When War Changes Form
Back in 1999, two Chinese military strategists published a book called Unrestricted Warfare. Their central argument was simple yet profound. As nations move away from traditional military confrontation, conflict doesn’t disappear—it transforms.
War migrates to new arenas: politics, economics, and technology. The battlefield becomes digital. The weapons are lines of code. This shift creates a paradox. While overt military violence may decline, other forms of aggression intensify in the shadows.
The Ghost in the Machine: Foreign-Built Critical Infrastructure
My deepest concern isn’t about tanks or missiles. It’s about who builds the systems that keep a nation running. Imagine a foreign state-owned company winning a contract to construct and operate a nuclear facility on domestic soil. The physical security might be robust, with guards and fences.
But what about the digital skeleton? The facility would be packed with complex hardware and software, potentially developed and coded thousands of miles away. Can we truly audit billions of lines of proprietary code? Do we understand every backdoor, every latent function, every piece of logic that wasn’t meant for the manual?
A government minister once dismissed such fears, pointing to stringent physical security controls. That response missed the point entirely. It was a 20th-century answer to a 21st-century problem. The threat isn’t at the gate; it’s woven into the very fabric of the technology.
A Legacy of Unseen Vulnerabilities
History offers a cautionary tale. Remember the Titan Rain cyber-attacks around 2007? Western governments accused China of systematically infiltrating defense and government networks in the US, UK, and Germany. The operations were stealthy, persistent, and aimed at extracting sensitive information.
This wasn’t science fiction. It was a real-world demonstration of Unrestricted Warfare in action. The goal wasn’t destruction but access and influence. Now, consider that same strategic mindset applied to critical infrastructure built with foreign technology. The potential for control—or sabotage—is staggering.
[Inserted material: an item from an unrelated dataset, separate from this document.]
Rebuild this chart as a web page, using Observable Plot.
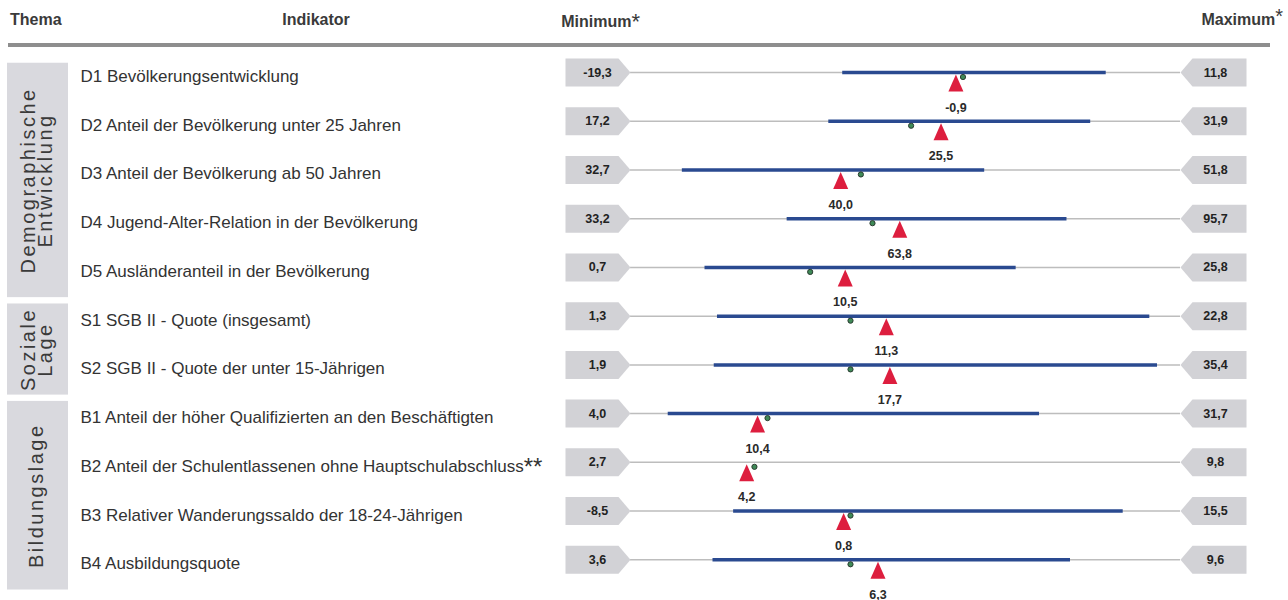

We’re not talking about stealing blueprints. We’re talking about the ability to silently manipulate the controls of a power grid or a nuclear cooling system. The risk isn’t hypothetical; it’s embedded in the procurement choices we make today.
Navigating the Golden Era’s Digital Blind Spot
There’s a powerful political desire for a “Golden Era” of trade and cooperation with major economic partners. The ambition is understandable. But does this diplomatic push create a blind spot for national security?
Granting a foreign power, especially one with a documented history of state-sponsored cyber activity, deep integration into a nation’s critical backbone is an unprecedented gamble. We’ve seen how missteps in other strategic areas, like energy policy, can have long-lasting consequences.
Can we afford a similar miscalculation in the cyber-nuclear domain? Once these systems are integrated, there’s no easy undo button. No time machine to go back and choose a different path. The complex, opaque code becomes a permanent tenant in our national home.
The challenge is clear. We must pursue economic partnerships without compromising digital sovereignty. This means developing rigorous, independent verification standards for all code in critical systems. It means investing in our own technical audit capabilities. The integrity of our infrastructure cannot be an afterthought in the pursuit of trade deals. The stakes are simply too high.